Talking about his initial years in Bollywood, Rahman said it took him nearly seven years to feel accepted in Bollywood despite delivering some of Hindi cinema’s most influential soundtracks in the 1990s.
Rahman, who made his Hindi film debut with Mani Ratnam’s 1991 romantic thriller Roja, followed up with Ratnam’s Bombay (1995) and Dil Se.. (1998), and also scored Ram Gopal Varma’s Rangeela (1995), his first full-fledged Hindi album.
However, it was Subhash Ghai’s 1999 romantic drama Taal that marked a turning point.
“Actually, I was still an outsider with these three, but Taal became a household [album]. It entered the kitchens of everybody, so to say. Even now, most of the North Indians still have it in their blood because it’s a little bit of Punjabi and a little bit of Hindi and a little bit of mountain music,” Rahman said.

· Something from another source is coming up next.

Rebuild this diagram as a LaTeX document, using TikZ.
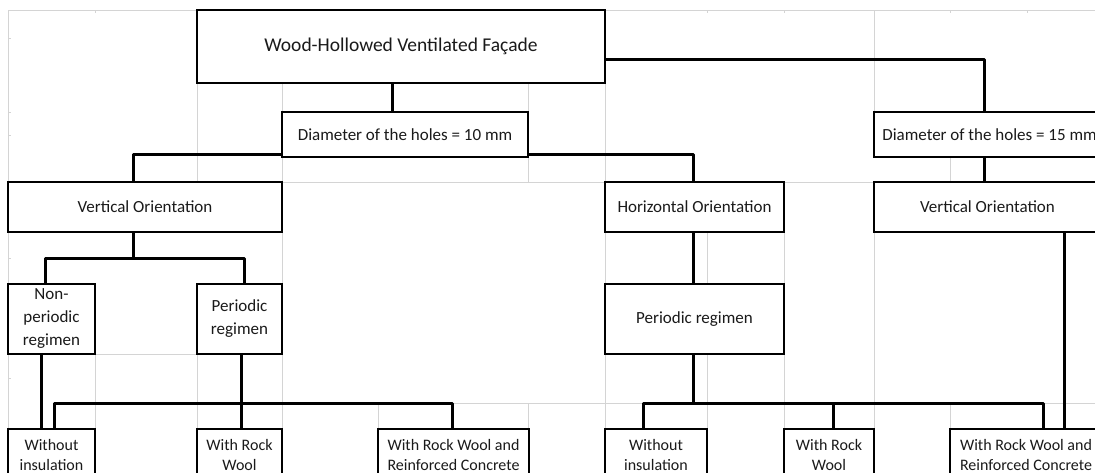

The 59-year-old composer said he did not initially feel he belonged in Hindi cinema because he “never spoke Hindi”. Recalling a conversation with Ghai, Rahman said, “It’s very difficult for a Tamil person to speak Hindi because we have such attachment. But then Subhash Ghai said, ‘I love your music, but if you want to stay longer, learn Hindi.’ I said, ‘Okay, let me go a few steps further and learn Urdu because it’s the mother of Hindi music in the 1960s and ’70s,” he told BBC Asian Network.
Rahman added that he went on to learn Arabic, which he said is similar to Urdu in pronunciation, and later Punjabi, influenced by singer Sukhwinder Singh.
“Then I got into Punjabi because of Sukhwinder Singh’s influence when he came into my world. The reason why I got Sukhwinder was because I was asking, ‘Do you have any singer who can sing and write in Punjabi? Then my friend Brij Bhushan suggested Sukhwinder Singh,” he said.